How to Prevent Death in Your Litter
Puppies are very vulnerable as newborns. To keep them safe and healthy, your best bet is to watch the litter closely for the first few weeks and look for puppies nursing and acting normally.
Also, watch the mother’s interactions and take note if there are any abnormal behaviors. Sleep near the litter for the first few days. This way, if you hear any muffled cries, you can go to the rescue.
In general, you should always take the mother, along with her puppies, to see a vet 24 hours after she gives birth to ensure there are no retained placentas and that the puppies are in good health.
Why Would She Do It?
When it comes to finding dead puppies, there are some signs of mother intervention that cannot be mistaken. Disappeared puppies or dead puppies with bite marks, missing heads, or other significant injuries may be safely assumed to have been killed by their mother.
Dogs may at times accidentally kill their puppies accidentally by crushing them or smothering them. Not all have the instinct to nose the puppies to the center of the whelping box for safety.
Smothering, crushing, and laying down on the puppies can be prevented by installing railings that help prevent the dog from accidentally lying on a puppy that may have slipped behind her.
Killing Sick Puppies
Other times, when puppies act sickly or have something wrong with them (which we as owners may not be able to identify), mothers may purposely kill them so they can focus on the healthier ones.
It may start with the mother pushing the puppy away from her. At times, the mother may even eat the puppy. This is not cruelty. It is natural selection and part of the dog’s evolutionary process. If one puppy is sick, it may attract unwanted predators.
Inexperienced or Unstable Mothers
The mother dog may have been bred too young—dogs should never be bred on their first heat—or she may simply not be a stable mother.
In these cases, the mother should be spayed and never be allowed to breed again. As the puppies grow, the mother dog may growl and snap at the puppies that require discipline, but in the first week, puppies are defenseless creatures that depend totally on their mom.

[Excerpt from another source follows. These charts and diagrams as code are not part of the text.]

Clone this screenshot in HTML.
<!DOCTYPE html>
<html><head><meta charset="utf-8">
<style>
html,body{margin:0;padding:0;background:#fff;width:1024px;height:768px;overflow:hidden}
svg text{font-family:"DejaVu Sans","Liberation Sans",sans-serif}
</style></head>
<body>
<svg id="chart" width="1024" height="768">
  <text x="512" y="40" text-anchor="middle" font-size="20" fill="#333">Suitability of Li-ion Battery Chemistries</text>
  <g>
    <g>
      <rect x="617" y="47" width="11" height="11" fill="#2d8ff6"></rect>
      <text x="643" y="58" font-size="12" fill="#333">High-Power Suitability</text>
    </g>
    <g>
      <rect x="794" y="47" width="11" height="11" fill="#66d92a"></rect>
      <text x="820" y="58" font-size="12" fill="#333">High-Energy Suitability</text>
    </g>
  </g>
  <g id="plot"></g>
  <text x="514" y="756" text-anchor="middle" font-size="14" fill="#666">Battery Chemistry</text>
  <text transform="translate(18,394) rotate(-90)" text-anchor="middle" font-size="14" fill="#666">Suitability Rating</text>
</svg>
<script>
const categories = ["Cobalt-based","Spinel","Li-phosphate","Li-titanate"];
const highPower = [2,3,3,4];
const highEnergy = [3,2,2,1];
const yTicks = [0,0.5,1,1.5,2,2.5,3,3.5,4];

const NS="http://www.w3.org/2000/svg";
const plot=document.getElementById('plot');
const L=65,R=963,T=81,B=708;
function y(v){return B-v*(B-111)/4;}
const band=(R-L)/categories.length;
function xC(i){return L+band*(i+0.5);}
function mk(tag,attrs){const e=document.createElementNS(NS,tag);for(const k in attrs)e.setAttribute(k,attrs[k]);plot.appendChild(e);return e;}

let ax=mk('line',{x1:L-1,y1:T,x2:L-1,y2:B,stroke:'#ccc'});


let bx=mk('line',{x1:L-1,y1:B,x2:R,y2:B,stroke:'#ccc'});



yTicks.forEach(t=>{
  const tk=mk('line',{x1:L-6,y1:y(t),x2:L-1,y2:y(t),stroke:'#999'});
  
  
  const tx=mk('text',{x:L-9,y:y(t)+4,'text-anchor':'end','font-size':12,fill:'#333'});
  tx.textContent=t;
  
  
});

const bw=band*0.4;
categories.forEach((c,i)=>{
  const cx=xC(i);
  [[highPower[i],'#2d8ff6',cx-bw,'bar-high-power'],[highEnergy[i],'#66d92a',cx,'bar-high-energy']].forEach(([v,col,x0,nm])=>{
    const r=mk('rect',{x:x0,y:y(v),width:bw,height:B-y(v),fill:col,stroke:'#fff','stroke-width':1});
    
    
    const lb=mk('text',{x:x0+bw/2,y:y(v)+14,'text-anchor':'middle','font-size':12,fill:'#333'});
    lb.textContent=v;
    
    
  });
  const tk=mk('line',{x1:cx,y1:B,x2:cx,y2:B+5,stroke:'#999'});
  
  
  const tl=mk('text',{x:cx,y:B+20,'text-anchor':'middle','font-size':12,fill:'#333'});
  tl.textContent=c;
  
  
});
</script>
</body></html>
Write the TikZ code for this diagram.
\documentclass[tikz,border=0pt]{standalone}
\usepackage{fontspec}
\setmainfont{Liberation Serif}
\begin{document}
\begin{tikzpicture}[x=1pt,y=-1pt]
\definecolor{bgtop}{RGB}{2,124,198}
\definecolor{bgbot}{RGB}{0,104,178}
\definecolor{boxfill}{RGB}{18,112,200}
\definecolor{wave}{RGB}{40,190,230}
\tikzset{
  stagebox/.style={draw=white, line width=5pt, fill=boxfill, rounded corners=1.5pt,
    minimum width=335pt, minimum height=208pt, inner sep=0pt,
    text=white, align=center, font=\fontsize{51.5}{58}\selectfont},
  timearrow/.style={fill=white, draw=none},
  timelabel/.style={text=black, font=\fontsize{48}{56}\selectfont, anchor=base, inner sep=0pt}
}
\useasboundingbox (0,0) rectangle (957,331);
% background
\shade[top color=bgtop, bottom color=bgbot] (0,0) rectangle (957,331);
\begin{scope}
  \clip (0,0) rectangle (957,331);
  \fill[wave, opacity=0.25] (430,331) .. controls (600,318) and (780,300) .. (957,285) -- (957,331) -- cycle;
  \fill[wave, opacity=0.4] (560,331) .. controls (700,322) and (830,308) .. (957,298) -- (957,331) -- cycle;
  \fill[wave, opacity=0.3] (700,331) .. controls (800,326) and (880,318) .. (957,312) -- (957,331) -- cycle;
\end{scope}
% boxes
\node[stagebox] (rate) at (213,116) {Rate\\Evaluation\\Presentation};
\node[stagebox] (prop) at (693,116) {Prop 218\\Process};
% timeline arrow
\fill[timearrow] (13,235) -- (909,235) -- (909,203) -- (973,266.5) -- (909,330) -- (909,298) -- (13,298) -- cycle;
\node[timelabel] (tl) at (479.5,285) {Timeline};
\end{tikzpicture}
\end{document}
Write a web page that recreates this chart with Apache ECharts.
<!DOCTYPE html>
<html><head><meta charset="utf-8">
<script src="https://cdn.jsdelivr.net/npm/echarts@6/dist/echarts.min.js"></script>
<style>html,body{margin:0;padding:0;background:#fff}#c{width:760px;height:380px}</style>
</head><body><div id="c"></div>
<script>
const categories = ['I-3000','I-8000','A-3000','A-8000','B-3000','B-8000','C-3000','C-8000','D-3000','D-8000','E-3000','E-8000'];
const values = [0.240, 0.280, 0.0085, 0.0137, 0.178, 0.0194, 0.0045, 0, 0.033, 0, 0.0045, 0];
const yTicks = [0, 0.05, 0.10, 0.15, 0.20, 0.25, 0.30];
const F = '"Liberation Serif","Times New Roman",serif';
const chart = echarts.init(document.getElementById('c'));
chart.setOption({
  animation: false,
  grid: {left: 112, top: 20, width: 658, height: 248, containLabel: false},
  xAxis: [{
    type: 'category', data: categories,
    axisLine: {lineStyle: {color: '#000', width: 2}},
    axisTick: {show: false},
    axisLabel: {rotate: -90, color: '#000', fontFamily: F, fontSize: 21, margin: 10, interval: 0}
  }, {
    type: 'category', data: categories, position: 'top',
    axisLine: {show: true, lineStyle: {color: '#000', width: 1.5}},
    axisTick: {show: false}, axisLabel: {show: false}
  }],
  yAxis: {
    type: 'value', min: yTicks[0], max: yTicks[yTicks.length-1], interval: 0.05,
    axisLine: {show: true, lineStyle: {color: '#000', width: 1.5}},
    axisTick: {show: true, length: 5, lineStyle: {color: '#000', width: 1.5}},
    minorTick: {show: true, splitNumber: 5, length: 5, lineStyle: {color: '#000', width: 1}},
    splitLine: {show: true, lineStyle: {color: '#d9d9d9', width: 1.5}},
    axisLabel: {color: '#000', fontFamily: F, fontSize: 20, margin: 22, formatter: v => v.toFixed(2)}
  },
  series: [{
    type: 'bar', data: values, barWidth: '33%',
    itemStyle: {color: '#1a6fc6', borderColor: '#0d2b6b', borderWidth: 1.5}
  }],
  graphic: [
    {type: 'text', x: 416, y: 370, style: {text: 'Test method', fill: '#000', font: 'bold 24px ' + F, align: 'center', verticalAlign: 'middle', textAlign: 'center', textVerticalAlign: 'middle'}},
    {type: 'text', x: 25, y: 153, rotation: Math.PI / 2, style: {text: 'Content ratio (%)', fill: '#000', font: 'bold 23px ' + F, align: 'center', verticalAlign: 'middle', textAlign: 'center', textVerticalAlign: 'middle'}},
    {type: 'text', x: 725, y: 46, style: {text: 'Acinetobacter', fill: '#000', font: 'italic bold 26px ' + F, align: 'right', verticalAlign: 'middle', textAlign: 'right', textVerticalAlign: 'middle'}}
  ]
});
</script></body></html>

Normally, the mother will bond strongly with them during this time thanks to the “bonding hormone,” oxytocin. When that doesn’t happen, trouble arises.
Some dogs may kill their puppies if they feel stressed from not having a quiet, secluded place for the litter to live. There may be too many people coming to see the litter, or the litter may be too big for the dog to handle.
The dam’s stress levels may cause her to do the unthinkable. According to Nicholas Dodman in an article for Petplace, a Rottweiler mother killed her pups after they were returned to her from a tail docking. She may have assumed the puppies had been damaged or contaminated in some way, and therefore, their destruction was a way of putting them ”out of their misery.”
Lack of Recognition
Some dogs, especially new mothers, might not recognize their offspring as their own. This is especially true for dogs who have cesarean sectiona. New puppies might sound like some prey animals (e.g., rodents). Some dogs with rodent-killing heritage might mistake them for prey and feel compelled to eat them.
Problems With Nursing
Mastitis is a condition that makes it very painful for a mother to nurse her young. The pain might be enough to for her to reject the litter.
With Careful Observation, You Can Help Prevent Infanticide
Make sure you do your research before breeding your dog, have the mother and litter seen by the vet in the first 24 hrs, and monitor both the mother and the litter carefully for the first few weeks. This should help prevent problems with infanticide.